Reviewing and deciding after the pause
Make a simple habit of checking your pause list once or twice a week. Focus on items that have passed their waiting period. For each one, ask: “Knowing what I know now, would I still be glad to trade this money for this thing?”
Often you will find that the excitement has faded, or you have already forgotten about the item entirely. In that case, delete it with no drama. If you still want it and can afford it without guilt, buying it becomes a conscious choice, not a reflex.
Connecting the list with your bigger goals

Your pause list becomes more powerful when you link it with a larger intention, such as saving for a trip, clearing debt, creating a calmer home or simply reducing clutter. Keeping that intention visible near the list can help.
One practical idea is to track the approximate total of items you decide not to buy. You do not need exact sums. A rough estimate written at the bottom of the note (“Skipped this week: about 60 euros”) quietly reinforces that your tiny pauses add up.

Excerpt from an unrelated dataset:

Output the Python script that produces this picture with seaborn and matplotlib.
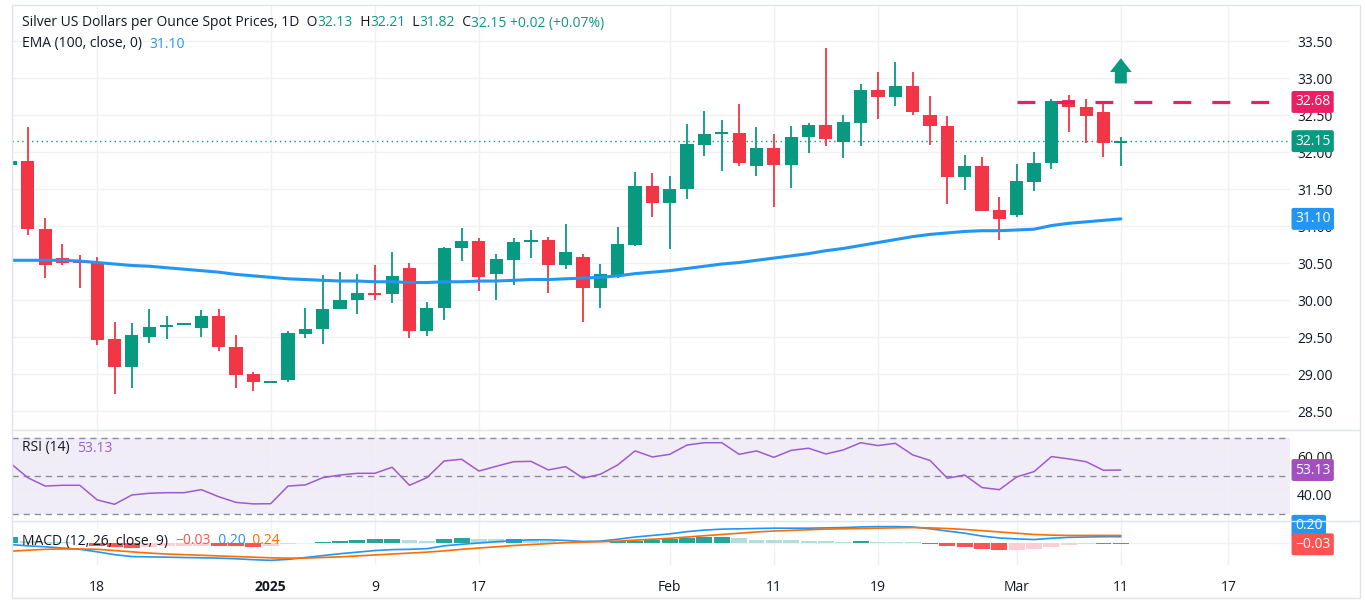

Making it feel kind, not restrictive
A helpful pause list does not shame you for wanting things or turn spending into a constant debate. It should feel like a friendly second opinion, not a strict budget drill. To keep that feeling, avoid absolute rules and leave room for exceptions.

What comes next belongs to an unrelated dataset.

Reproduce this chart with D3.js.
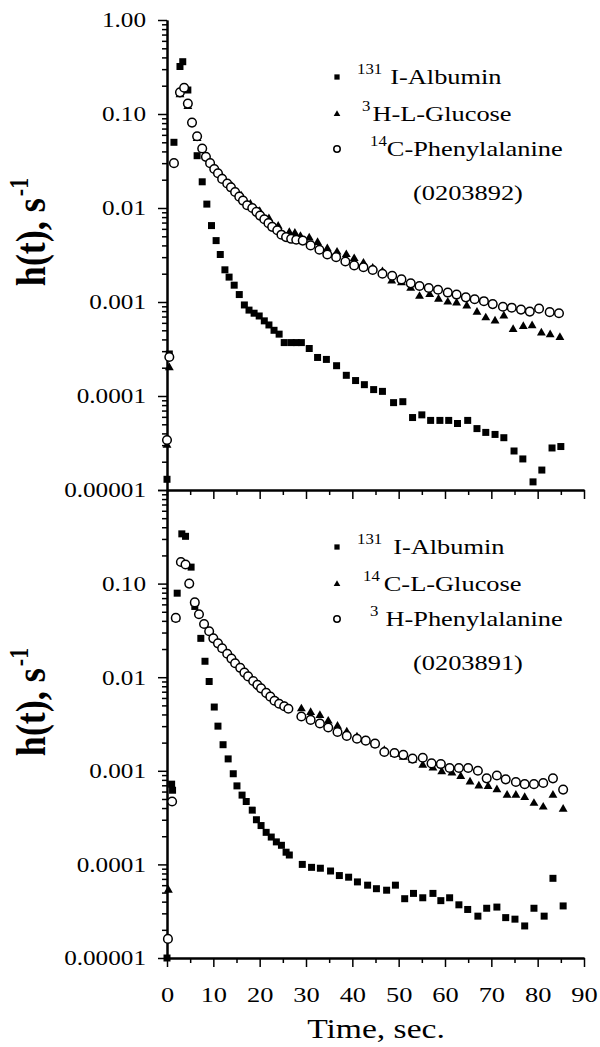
<!DOCTYPE html>
<html>
<head>
<meta charset="utf-8">
<script src="https://cdn.jsdelivr.net/npm/d3@7"></script>
<style>
  body { margin: 0; background: #fff; }
  svg { display: block; }
</style>
</head>
<body>
<div id="chart"></div>
<script>
// ---- data (time in s, h(t) in 1/s) ----

// upper panel, run 0203892
const albTopT = [0, 0.5, 1.5, 2.8, 3.4, 4.5, 6.5, 7.6, 8.6, 9.6, 10.6, 11.5, 12.5, 13.4, 14.5, 15.6, 16.7, 17.7, 18.8, 19.9, 21, 22, 23.1, 24.2, 25.3, 26.8, 27.9, 29, 30.7, 32.5, 34.4, 36.6, 38.7, 40.7, 42.6, 44.6, 46.5, 48.9, 50.9, 53, 55, 56.9, 58.9, 60.8, 62.7, 64.9, 66.9, 68.8, 70.8, 72.7, 74.9, 76.8, 79, 80.9, 83.1, 85]
const albTopV = [1.3e-5, 2.8e-4, 0.05, 0.32, 0.36, 0.18, 0.036, 0.019, 0.011, 0.0065, 0.0045, 0.0032, 0.0022, 0.00184, 0.00151, 0.0012, 0.00093, 0.00082, 0.00076, 0.00071, 0.00063, 0.00057, 0.0005, 0.000455, 0.00037, 0.00037, 0.00037, 0.00037, 0.00032, 0.000257, 0.000245, 0.00021, 0.000166, 0.000146, 0.000132, 0.000117, 0.000112, 0.000085, 0.000087, 0.000059, 0.000063, 0.000055, 0.000055, 0.000055, 0.000051, 0.000055, 0.000045, 0.000041, 0.000039, 0.000036, 0.000026, 0.0000214, 0.0000122, 0.0000163, 0.000028, 0.000029]

const gluTopT = [0, 0.5, 2.8, 4.5, 6.5, 8.4, 10.2, 12, 14, 16, 18, 20, 22, 24, 26.4, 27.6, 28.8, 30.7, 32.5, 34.6, 36.7, 38.7, 40.4, 42.4, 44.4, 46.5, 48.5, 50.6, 52.6, 54.5, 56.7, 58.6, 60.6, 62.5, 64.7, 66.9, 68.8, 70.8, 72.7, 74.7, 76.9, 78.8, 80.8, 82.7, 84.8]
const gluTopV = [3.0e-5, 2.0e-4, 0.16, 0.12, 0.055, 0.035, 0.026, 0.021, 0.017, 0.0135, 0.011, 0.0092, 0.0077, 0.0064, 0.0055, 0.0054, 0.0050, 0.0048, 0.0043, 0.0037, 0.0034, 0.0032, 0.0029, 0.0026, 0.0023, 0.0021, 0.00167, 0.0016, 0.0014, 0.00115, 0.0012, 0.00107, 0.001, 0.00098, 0.00091, 0.00078, 0.00068, 0.00063, 0.00071, 0.00051, 0.00055, 0.00056, 0.00047, 0.00045, 0.00042]

const pheTopT = [0, 0.5, 1.5, 2.8, 3.7, 4.5, 5.4, 6.5, 7.6, 8.4, 9.3, 10.2, 11, 11.9, 13, 13.8, 14.7, 15.6, 16.4, 17.3, 18.4, 19.3, 20.1, 21, 21.9, 22.7, 23.8, 24.7, 25.7, 26.8, 27.9, 29.3, 31, 32.9, 34.6, 36.5, 38.5, 40.4, 42.4, 44.4, 46.5, 48.6, 50.6, 52.6, 54.5, 56.5, 58.5, 60.6, 62.5, 64.5, 66.4, 68.4, 70.3, 72.5, 74.4, 76.4, 78.3, 80.3, 82.6, 84.6]
const pheTopV = [3.4e-5, 2.6e-4, 0.030, 0.17, 0.19, 0.129, 0.081, 0.058, 0.043, 0.035, 0.030, 0.026, 0.0234, 0.0204, 0.0182, 0.0166, 0.0148, 0.0132, 0.012, 0.0107, 0.0100, 0.0091, 0.0083, 0.0076, 0.0069, 0.0063, 0.0058, 0.0052, 0.0049, 0.0047, 0.0046, 0.0045, 0.0040, 0.0036, 0.0032, 0.0030, 0.0027, 0.00245, 0.00234, 0.00219, 0.0020, 0.0019, 0.00174, 0.00158, 0.00148, 0.00141, 0.00135, 0.00126, 0.0012, 0.00112, 0.00107, 0.00102, 0.00095, 0.00089, 0.00087, 0.00083, 0.00079, 0.00085, 0.00078, 0.00076]

// lower panel, run 0203891
const albBotT = [0, 1.0, 1.2, 2.2, 3.2, 4.0, 5.2, 6.0, 7.3, 8.2, 9.1, 10.2, 11, 12.1, 13.2, 14.3, 15.1, 16.2, 17.1, 18.4, 19.3, 20.3, 21.4, 22.5, 23.6, 24.7, 25.7, 26.4, 29.2, 31.2, 33.1, 35.3, 37.2, 39.2, 41.1, 43.3, 45.2, 47.4, 49.3, 51.3, 53.2, 55.2, 57.4, 59.1, 61, 63, 64.9, 67.1, 69, 71.2, 73.1, 75.1, 77.2, 79.2, 81.4, 83.3, 85.5]
const albBotV = [1.0e-5, 7.2e-4, 6.2e-4, 0.079, 0.34, 0.32, 0.15, 0.057, 0.026, 0.0148, 0.0090, 0.0048, 0.0030, 0.0019, 0.00134, 0.00093, 0.00069, 0.00055, 0.00047, 0.00038, 0.00030, 0.00026, 0.00022, 0.000196, 0.000174, 0.00016, 0.000135, 0.000126, 0.0001, 0.000093, 0.000091, 0.000085, 0.000076, 0.000073, 0.000065, 0.00006, 0.000055, 0.000053, 0.00006, 0.000043, 0.000049, 0.000044, 0.000049, 0.000041, 0.000044, 0.000037, 0.000033, 0.000028, 0.000034, 0.000035, 0.000027, 0.000026, 0.000022, 0.000034, 0.000028, 0.000071, 0.000036]

const gluBotT = [0.3, 1.9, 3.0, 4.8, 6.0, 8, 10, 12, 14, 16, 18, 20, 22, 24, 25.3, 29, 31, 33, 34.8, 36.8, 38.8, 41, 42.9, 44.9, 46.9, 49.1, 51, 53, 55.2, 57.4, 59.3, 61.5, 63.4, 65.4, 67.3, 69.3, 71.2, 73.4, 75.3, 77.2, 79.2, 81.2, 83.3, 85.5]
const gluBotV = [5.3e-5, 0.042, 0.17, 0.10, 0.062, 0.037, 0.026, 0.020, 0.016, 0.0125, 0.0097, 0.0078, 0.0064, 0.0054, 0.0049, 0.0046, 0.0042, 0.0039, 0.0034, 0.0030, 0.0026, 0.0023, 0.0021, 0.0019, 0.00165, 0.0015, 0.0014, 0.0013, 0.00115, 0.00107, 0.00098, 0.00095, 0.00087, 0.00076, 0.00069, 0.00068, 0.00063, 0.00055, 0.00055, 0.00052, 0.00045, 0.00041, 0.00055, 0.00039]

const pheBotT = [0.2, 1.1, 1.9, 3.0, 4.0, 4.8, 6.0, 6.9, 8.0, 9.1, 10, 11, 11.9, 13, 13.9, 14.7, 15.8, 16.7, 17.5, 18.6, 19.5, 20.3, 21.4, 22.3, 23.2, 24.2, 25.3, 26.2, 29, 31, 33, 34.8, 36.8, 38.8, 41, 42.9, 44.9, 46.9, 49.1, 51, 53, 55.2, 57.1, 59.1, 61, 63, 65, 67.1, 69, 71.2, 73.1, 75.3, 77.2, 79.2, 81.2, 83.3, 85.5]
const pheBotV = [1.6e-5, 4.7e-4, 0.043, 0.17, 0.16, 0.10, 0.063, 0.047, 0.037, 0.031, 0.026, 0.023, 0.0204, 0.0178, 0.0158, 0.0141, 0.0126, 0.0112, 0.0102, 0.0091, 0.0083, 0.0076, 0.0068, 0.0062, 0.0056, 0.0052, 0.0049, 0.0046, 0.0038, 0.0035, 0.0032, 0.0029, 0.0026, 0.00236, 0.0022, 0.0021, 0.00195, 0.00159, 0.00155, 0.00148, 0.00135, 0.00138, 0.0012, 0.00118, 0.00107, 0.00107, 0.00107, 0.001, 0.00083, 0.00089, 0.00081, 0.00076, 0.00072, 0.00072, 0.00074, 0.00083, 0.00063]

// legend text: [superscript, name]
const legendTop = [['131', 'I-Albumin'], ['3', 'H-L-Glucose'], ['14', 'C-Phenylalanine']]
const legendBot = [['131', 'I-Albumin'], ['14', 'C-L-Glucose'], ['3', 'H-Phenylalanine']]
const runTop = '(0203892)'
const runBot = '(0203891)'

// axis ticks
const xMajor = [0, 10, 20, 30, 40, 50, 60, 70, 80, 90]
const xMinor = [5, 15, 25, 35, 45, 55, 65, 75, 85]
const yMajor = [1, 0.1, 0.01, 0.001, 0.0001, 0.00001]
const yMajorText = ['1.00', '0.10', '0.01', '0.001', '0.0001', '0.00001']
const yMinor = [2, 3, 4, 5, 6, 7, 8, 9].flatMap(k => [1e-5, 1e-4, 1e-3, 1e-2, 1e-1].map(d => k * d))

// ---- drawing ----
const W = 600, H = 1047
const SX = 1.2   // the scanned original is stretched sideways, text follows it
const FONT = '"Liberation Serif", "Times New Roman", Times, serif'

const svg = d3.select('#chart').append('svg')
  .attr('width', W).attr('height', H)
  .style('background', '#fff')

const x = d3.scaleLinear().domain([0, 90]).range([167, 584])

const panels = [
  {
    top: 20, bottom: 490, showTop: true, xLabels: false,
    legend: legendTop, run: runTop,
    legendGap: [8, 2, 0],
    series: [
      { shape: 'square', t: albTopT, v: albTopV },
      { shape: 'triangle', t: gluTopT, v: gluTopV },
      { shape: 'circle', t: pheTopT, v: pheTopV },
    ]
  },
  {
    top: 490, bottom: 958, showTop: false, xLabels: true,
    legend: legendBot, run: runBot,
    legendGap: [11, 4, 7],
    series: [
      { shape: 'square', t: albBotT, v: albBotV },
      { shape: 'triangle', t: gluBotT, v: gluBotV },
      { shape: 'circle', t: pheBotT, v: pheBotV },
    ]
  }
]
const supX = [[357, 362, 370], [357, 363, 370]]

function drawMark(g, shape, cx, cy, s) {
  if (shape === 'circle') {
    g.append('circle').attr('cx', cx).attr('cy', cy).attr('r', 4.3 * s)
      .attr('fill', '#fff').attr('stroke', '#000').attr('stroke-width', 1.5)
  } else {
    const sym = shape === 'square' ? d3.symbolSquare : d3.symbolTriangle
    const size = shape === 'square' ? 49 : 34
    g.append('path').attr('d', d3.symbol(sym, size * s * s)())
      .attr('transform', `translate(${cx},${cy})`).attr('fill', '#000')
  }
}

function styleAxis(a) {
  a.select('.domain').attr('stroke', '#000').attr('stroke-width', 2)
  a.selectAll('.tick line').attr('stroke', '#000').attr('stroke-width', 1.5)
  a.attr('font-family', FONT)
}

panels.forEach((p, pi) => {
  const y = d3.scaleLog().domain([1e-5, 1]).range([p.bottom, p.top])
  const g = svg.append('g')

  // y axis
  styleAxis(g.append('g').attr('transform', `translate(${x(0)},0)`)
    .call(d3.axisLeft(y).tickValues(yMinor).tickSize(5).tickFormat('').tickSizeOuter(0)))
  const ya = g.append('g').attr('transform', `translate(${x(0)},0)`)
    .call(d3.axisLeft(y).tickValues(yMajor).tickSize(9).tickSizeOuter(0)
      .tickFormat((d, i) => (d === 1 && !p.showTop) ? '' : yMajorText[i]))
  styleAxis(ya)
  ya.selectAll('.tick text')
    .attr('x', 0).attr('dy', '0.33em').attr('font-size', 21).attr('fill', '#000')
    .attr('transform', `translate(-21,0) scale(${SX},1)`)

  // x axis
  styleAxis(g.append('g').attr('transform', `translate(0,${p.bottom})`)
    .call(d3.axisBottom(x).tickValues(xMinor).tickSize(5).tickFormat('').tickSizeOuter(0)))
  const xa = g.append('g').attr('transform', `translate(0,${p.bottom})`)
    .call(d3.axisBottom(x).tickValues(xMajor).tickSize(9).tickSizeOuter(0)
      .tickFormat(d => p.xLabels ? d : ''))
  styleAxis(xa)
  xa.selectAll('.tick text')
    .attr('y', 0).attr('dy', 0).attr('font-size', 22).attr('fill', '#000')
    .attr('transform', `translate(0,44) scale(${SX},1)`)

  // points: squares first, circles (white filled) last
  p.series.forEach(s => {
    const sg = g.append('g')
    s.t.forEach((t, i) => drawMark(sg, s.shape, x(t), y(s.v[i]), 1))
  })

  // legend
  const rowY = [57, 94, 129]
  p.legend.forEach((lab, i) => {
    const ly = p.top + rowY[i]
    drawMark(g, p.series[i].shape, 337, ly, 0.75)
    const lt = g.append('text')
      .attr('transform', `translate(${supX[pi][i]},${ly + 7}) scale(${SX},1)`)
      .attr('font-family', FONT)
    lt.append('tspan').attr('dy', -10).attr('font-size', 14).text(lab[0])
    lt.append('tspan').attr('dy', 10).attr('dx', p.legendGap[i] / SX)
      .attr('font-size', 22).text(lab[1])
  })
  g.append('text')
    .attr('transform', `translate(413,${p.top + 180}) scale(${SX},1)`)
    .attr('font-family', FONT).attr('font-size', 22).text(p.run)

  // y title
  const yt = g.append('text')
    .attr('transform', `translate(45,${p.top + 212}) rotate(-90) scale(1,${SX})`)
    .attr('text-anchor', 'middle')
    .attr('font-family', FONT).attr('font-size', 36).attr('font-weight', 'bold')
  yt.append('tspan').text('h(t), s')
  yt.append('tspan').attr('dy', -14).attr('dx', 2).attr('font-size', 22).text('-1')
})

// x title
svg.append('text')
  .attr('transform', `translate(376,1038) scale(${SX},1)`)
  .attr('text-anchor', 'middle')
  .attr('font-family', FONT).attr('font-size', 28)
  .text('Time, sec.')
</script>
</body>
</html>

For example, you might allow yourself a small monthly “no list needed” amount, especially for treats with friends or experiences that cannot be repeated. The key is that you choose your exceptions on purpose, instead of slipping into old patterns by accident.
Signs that the pause list is working
Over time, you may notice that you naturally stop adding certain categories of items, because you recognise that they rarely pass the waiting test. This is a quiet sign that your preferences are becoming clearer.
You might also feel more relaxed when you do decide to buy something, because you know you have given it space to move from impulse to intention. That calm feeling is the core benefit of the pause list, even more than the money saved.
Starting gently and adjusting as you go
You do not need to apply the pause list to every purchase from day one. Start with one area that often gets away from you, such as clothes or apps, and try the pause system there for a month. Notice how it feels rather than chasing a perfect result.
As you learn what works, you can adjust your waiting periods, your spending thresholds and even the questions you ask yourself. The goal is not strict rules, but a simple habit that quietly protects your time, money and physical space from slow, accidental clutter.